Minnesota upset Los Angeles in a mud-drenched game later that day, so it was the Vikings who came to Big D for the NFC Championship Game. It was a great time for football in the Lone Star State. Dallas was a double-digit favorite in this New Year’s Day game. The following day, the top-ranked Texas Longhorns were playing for the national championship in the Cotton Bowl.
Staubach tossed a 32-yard touchdown pass to Richards in the first quarter. A missed PAT kept it 6-0. Newhouse ran in from five yards out to make it 13-0 in the second quarter. The Vikings launched a couple of drives, but red-zone stops from the Cowboys forced field goal attempts. Dallas countered with a drive of their own that ended in a short field goal, and it was back to 16-6 by the half.
Minnesota was playing without Hall of Fame quarterback Fran Tarkenton, and it was left to Bob Lee to try and rally the team in the second half. But Dallas was stuffing the Viking running game, while getting another balanced effort from Dorsett and Newhouse. They forced four turnovers. A scoreless third quarter passed, before an 11-yard touchdown run from Dorsett in the final period secured the 23-6 win.
Even though the University of Texas would fall apart the next day, the great football fans of Dallas were still going to the Super Bowl.
Denver had held serve in the AFC, setting up a big storyline. Craig Morton, the veteran Bronco quarterback, had taken the Cowboys to the Super Bowl in 1970, before being displaced by Staubach a year later.

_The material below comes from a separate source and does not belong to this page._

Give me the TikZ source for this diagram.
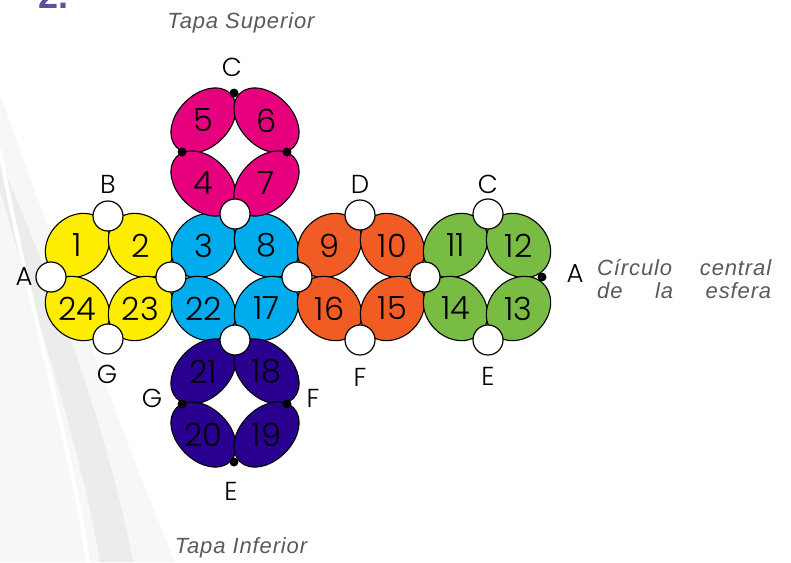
\documentclass[tikz,border=0pt]{standalone}
\usepackage{fontspec}
\IfFontExistsTF{Poppins Light}{\setmainfont{Poppins Light}}{\setmainfont{Poppins}}
\newfontfamily\notefont{Liberation Sans}[LetterSpace=4]
\newfontfamily\headfont{Liberation Sans}
\definecolor{cyel}{RGB}{255,237,0}
\definecolor{ccyan}{RGB}{0,172,236}
\definecolor{cpink}{RGB}{230,0,126}
\definecolor{corange}{RGB}{241,92,36}
\definecolor{cgreen}{RGB}{120,188,68}
\definecolor{cindigo}{RGB}{42,0,145}
\definecolor{ctxt}{RGB}{90,90,90}
\definecolor{cpurple}{RGB}{98,78,160}
\tikzset{
  petal/.style={draw=black, line width=1.1pt},
  num/.style={font=\fontsize{32}{32}\selectfont, inner sep=0pt},
  lab/.style={font=\fontsize{26}{26}\selectfont, inner sep=0pt},
  bead/.style={circle, draw=black, fill=white, line width=1.2pt, minimum size=30pt, inner sep=0pt},
  jdot/.style={circle, fill=black, minimum size=9pt, inner sep=0pt},
  note/.style={font=\notefont\itshape\fontsize{22}{22}\selectfont, text=ctxt, inner sep=0pt}
}
% #1 colour, #2 cx, #3 cy, #4 a, #5 b
\newcommand\petalgroup[5]{%
  \pgfmathsetmacro\gxl{#2-31.5}\pgfmathsetmacro\gxr{#2+31.5}%
  \pgfmathsetmacro\gyt{#3-31.5}\pgfmathsetmacro\gyb{#3+31.5}%
  \filldraw[petal,fill=#1,rotate around={45:(\gxl,\gyt)}] (\gxl,\gyt) ellipse [x radius=#4pt,y radius=#5pt];
  \filldraw[petal,fill=#1,rotate around={-45:(\gxr,\gyt)}] (\gxr,\gyt) ellipse [x radius=#4pt,y radius=#5pt];
  \filldraw[petal,fill=#1,rotate around={-45:(\gxl,\gyb)}] (\gxl,\gyb) ellipse [x radius=#4pt,y radius=#5pt];
  \filldraw[petal,fill=#1,rotate around={45:(\gxr,\gyb)}] (\gxr,\gyb) ellipse [x radius=#4pt,y radius=#5pt];
}
% #1 cx, #2 cy, #3 TL, #4 TR, #5 BL, #6 BR
\newcommand\petalnums[6]{%
  \pgfmathsetmacro\gxl{#1-31.5}\pgfmathsetmacro\gxr{#1+31.5}%
  \pgfmathsetmacro\gyt{#2-31.5}\pgfmathsetmacro\gyb{#2+31.5}%
  \node[num] (n#3) at (\gxl,\gyt) {#3};
  \node[num] (n#4) at (\gxr,\gyt) {#4};
  \node[num] (n#5) at (\gxl,\gyb) {#5};
  \node[num] (n#6) at (\gxr,\gyb) {#6};
}
\begin{document}
\begin{tikzpicture}[x=1pt,y=-1pt]
\useasboundingbox (0,0) rectangle (791,562);
\fill[white] (0,0) rectangle (791,562);
% background decoration
\fill[gray!6] (0,95) .. controls (60,260) and (120,430) .. (175,562) -- (0,562) -- cycle;
\fill[gray!15] (0,190) .. controls (30,300) and (80,440) .. (100,562) -- (133,562) .. controls (110,440) and (60,300) .. (0,160) -- cycle;
\draw[white, line width=4pt] (0,150) .. controls (25,290) and (70,440) .. (88,562);
% heading
\node[anchor=base west, text=cpurple, font=\headfont\bfseries\fontsize{36}{36}\selectfont, inner sep=0pt] (head) at (38,9) {2.};
% petals
\petalgroup{cyel}{109}{277}{35}{29}
\petalgroup{ccyan}{235}{277}{35}{29}
\petalgroup{corange}{361}{277}{35}{29}
\petalgroup{cgreen}{487}{277}{35}{29}
\petalgroup{cpink}{235}{152}{38}{26}
\petalgroup{cindigo}{235}{403}{38}{26}
% numbers
\petalnums{109}{277}{1}{2}{24}{23}
\petalnums{235}{277}{3}{8}{22}{17}
\petalnums{361}{277}{9}{10}{16}{15}
\petalnums{487}{277}{11}{12}{14}{13}
\petalnums{235}{152}{5}{6}{4}{7}
\petalnums{235}{403}{21}{18}{20}{19}
% beads
\node[bead] (bA) at (51,277) {};
\node[bead] (bB) at (108,216) {};
\node[bead] (bG) at (108,339) {};
\node[bead] (bYC) at (171,277) {};
\node[bead] (bCT) at (235,214) {};
\node[bead] (bCB) at (235,340) {};
\node[bead] (bCO) at (297,277) {};
\node[bead] (bD) at (360,215) {};
\node[bead] (bF) at (360,340) {};
\node[bead] (bOG) at (425,277) {};
\node[bead] (bC2) at (488,214) {};
\node[bead] (bE) at (488,340) {};
% small junction dots
\node[jdot] (dC) at (234,93) {};
\node[jdot] (dPL) at (182,152) {};
\node[jdot] (dPR) at (287,152) {};
\node[jdot] (dGL) at (182,404) {};
\node[jdot] (dFR) at (287,404) {};
\node[jdot] (dE) at (234,462) {};
\node[jdot] (dA) at (542,277) {};
% letters
\node[lab] (lC) at (232,67) {C};
\node[lab] (lB) at (108,184) {B};
\node[lab] (lA) at (24,277) {A};
\node[lab] (lG) at (107,374) {G};
\node[lab] (lD) at (360,184) {D};
\node[lab] (lC2) at (488,184) {C};
\node[lab] (lF) at (360,377) {F};
\node[lab] (lE) at (488,376) {E};
\node[lab] (lA2) at (575,274) {A};
\node[lab] (lG2) at (152,398) {G};
\node[lab] (lF2) at (313,398) {F};
\node[lab] (lE2) at (231,491) {E};
% notes
\node[note, anchor=base] (top) at (241,28) {Tapa Superior};
\node[note, anchor=base] (bot) at (241,553) {Tapa Inferior};
\node[note, anchor=base west] (circ1) at (597,275) {\makebox[174pt][s]{Círculo central}};
\node[note, anchor=base west] (circ2) at (597,298) {\makebox[174pt][s]{de la esfera}};
\end{tikzpicture}
\end{document}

While the ensuing years could have left no serious person in doubt that Staubach was substantially better, this was still a big revenge opportunity for Morton.
This was also the first Super Bowl ever played at the New Orleans Superdome. While the city itself had hosted this game—including in ’71, when the Cowboys won at Tulane Stadium—it was the first time in a modern venue that would see more than its share of memorable Super Bowl moments in the years to come.

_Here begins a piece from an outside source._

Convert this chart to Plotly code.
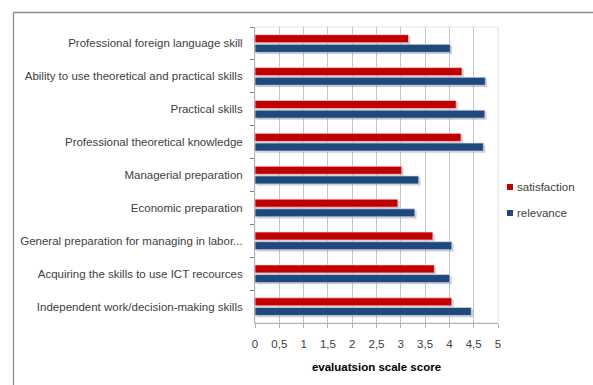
import plotly.graph_objects as go

# Skill categories, listed top to bottom
categories = [
    "Professional foreign language skill",
    "Ability to use theoretical and practical skills",
    "Practical skills",
    "Professional theoretical knowledge",
    "Managerial preparation",
    "Economic preparation",
    "General preparation for managing in labor...",
    "Acquiring the skills to use ICT recources",
    "Independent work/decision-making skills",
]
satisfaction = [3.16, 4.26, 4.14, 4.24, 3.02, 2.94, 3.66, 3.69, 4.05]
relevance = [4.02, 4.74, 4.73, 4.70, 3.37, 3.29, 4.05, 4.01, 4.45]

series_names = ["satisfaction", "relevance"]
RED = "#C00000"
BLUE = "#1F497D"

FONT = "Liberation Sans"
FS = 11.5
W, H = 593, 385
ML, MR, MT, MB = 255, 95, 27, 62
plot_w = W - ML - MR
plot_h = H - MT - MB

BAR_W = 0.245
OFF_RED = -0.266
OFF_BLUE = 0.028

fig = go.Figure()

# soft drop shadows under the bars
for vals, off in [(satisfaction, OFF_RED), (relevance, OFF_BLUE)]:
    fig.add_trace(go.Bar(
        y=categories, x=vals, orientation="h", base=0.035,
        width=BAR_W, offset=off + 0.05,
        marker=dict(color="rgba(90,90,90,0.3)", line=dict(width=0)),
        showlegend=False, hoverinfo="skip",
    ))

fig.add_trace(go.Bar(
    y=categories, x=satisfaction, orientation="h", name=series_names[0],
    width=BAR_W, offset=OFF_RED,
    marker=dict(color=RED, line=dict(color="rgba(255,215,215,0.9)", width=0.8)),
    showlegend=False,
))
fig.add_trace(go.Bar(
    y=categories, x=relevance, orientation="h", name=series_names[1],
    width=BAR_W, offset=OFF_BLUE,
    marker=dict(color=BLUE, line=dict(color="rgba(210,220,240,0.9)", width=0.8)),
    showlegend=False,
))

# legend entries drawn as small swatches with labels
shapes = []
annotations = []
for i, (name, col) in enumerate(zip(series_names, [RED, BLUE])):
    cy = 187 + 26 * i
    shapes.append(dict(type="rect", xref="paper", yref="paper",
                       x0=(507 - ML) / plot_w, x1=(513 - ML) / plot_w,
                       y0=1 - (cy + 3 - MT) / plot_h, y1=1 - (cy - 3 - MT) / plot_h,
                       fillcolor=col, line=dict(width=0)))
    annotations.append(dict(text=name, xref="paper", yref="paper",
                            x=(515 - ML) / plot_w, y=1 - (cy - MT) / plot_h,
                            xanchor="left", yanchor="middle", showarrow=False,
                            font=dict(family=FONT, size=FS, color="#404040")))

# light frame around the plot area
shapes.append(dict(type="rect", xref="paper", yref="paper", x0=0, x1=1, y0=0, y1=1,
                   line=dict(color="#e2e2e2", width=1), layer="below"))
# outer chart border (top and left edges)
top_y = 1 + (MT - 12.5) / plot_h
left_x = (13.5 - ML) / plot_w
shapes.append(dict(type="line", xref="paper", yref="paper",
                   x0=left_x, x1=(W + 5 - ML) / plot_w, y0=top_y, y1=top_y,
                   line=dict(color="#8c8c8c", width=1.3)))
shapes.append(dict(type="line", xref="paper", yref="paper",
                   x0=left_x, x1=left_x, y0=top_y, y1=-(MB + 5) / plot_h,
                   line=dict(color="#8c8c8c", width=1.3)))

fig.update_layout(
    width=W, height=H,
    margin=dict(l=ML, r=MR, t=MT, b=MB),
    barmode="overlay",
    separators=",.",
    paper_bgcolor="white", plot_bgcolor="white",
    font=dict(family=FONT, size=FS, color="#404040"),
    shapes=shapes, annotations=annotations,
    xaxis=dict(
        range=[0, 5], dtick=0.5, tick0=0,
        showgrid=True, gridcolor="#c4c4c4", gridwidth=1,
        showline=True, linecolor="#b0b0b0", linewidth=1,
        ticks="outside", ticklen=4, tickcolor="#b0b0b0",
        ticklabelstandoff=6,
        tickfont=dict(family=FONT, size=FS, color="#404040"),
        title=dict(text="<b>evaluatsion scale score</b>", standoff=14,
                   font=dict(family=FONT, size=11.5, color="#000000")),
        zeroline=False, fixedrange=True,
    ),
    yaxis=dict(
        type="category", categoryorder="array", categoryarray=categories,
        autorange="reversed",
        showline=True, linecolor="#b0b0b0", linewidth=1,
        ticks="outside", ticklen=4, tickcolor="#808080", tickson="boundaries",
        ticklabelstandoff=9,
        tickfont=dict(family=FONT, size=FS, color="#404040"),
        showgrid=False, zeroline=False, fixedrange=True,
    ),
)

fig.write_html("out.html")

Dallas was a (-6) favorite, and their defense was peaking in the postseason. That would become even more apparent today. The Cowboys grabbed a 10-0 lead behind a short touchdown run from Dorsett, along with a field goal. Another field goal in the second quarter made it 13-0 at the half.
In the meantime, the Cowboy defensive front was making life miserable for Morton. Martin and White spent the late afternoon and early evening in the Bronco backfield. The result was a deluge of turnovers—eight in all, a Super Bowl record to that point.
Denver got a field goal in the third quarter. Dallas responded when Butch Johnson made a spectacular catch of a 45-yard touchdown pass from Staubach. Johnson’s outstretched catch left him with broken ribs. The Broncos finally got in the end zone to make it 20-10.
In the fourth quarter, Dallas was driving again and looking to put this one to bed. Landry dialed up some trickery. Newhouse got the handoff and threw a 29-yard touchdown pass to Richards, who made a nice over-the-shoulder grab himself. It was 27-10, and that was where it ended. The Cowboys were champs. For the first–and thus far only–time in Super Bowl history, game MVP honors were shared. Martin and White were co-MVPs for the dominance of the line of scrimmage.
Dallas made a noble bid at a repeat title in 1978, getting back to the Super Bowl. But they lost a classic game to Pittsburgh. While they continued to contend in the ensuing years, changes came. Staubach retired after 1979. Three straight trips to the NFC Championship Game from 1980-82 ended in losses. A late collapse in 1983 resulted in an early playoff exit.
It wasn’t until 1992, when Jimmy Johnson was in charge, that Dallas again hoisted the Super Bowl trophy—ironically, by setting a new record for forced turnovers, when they collected nine from the Buffalo Bills.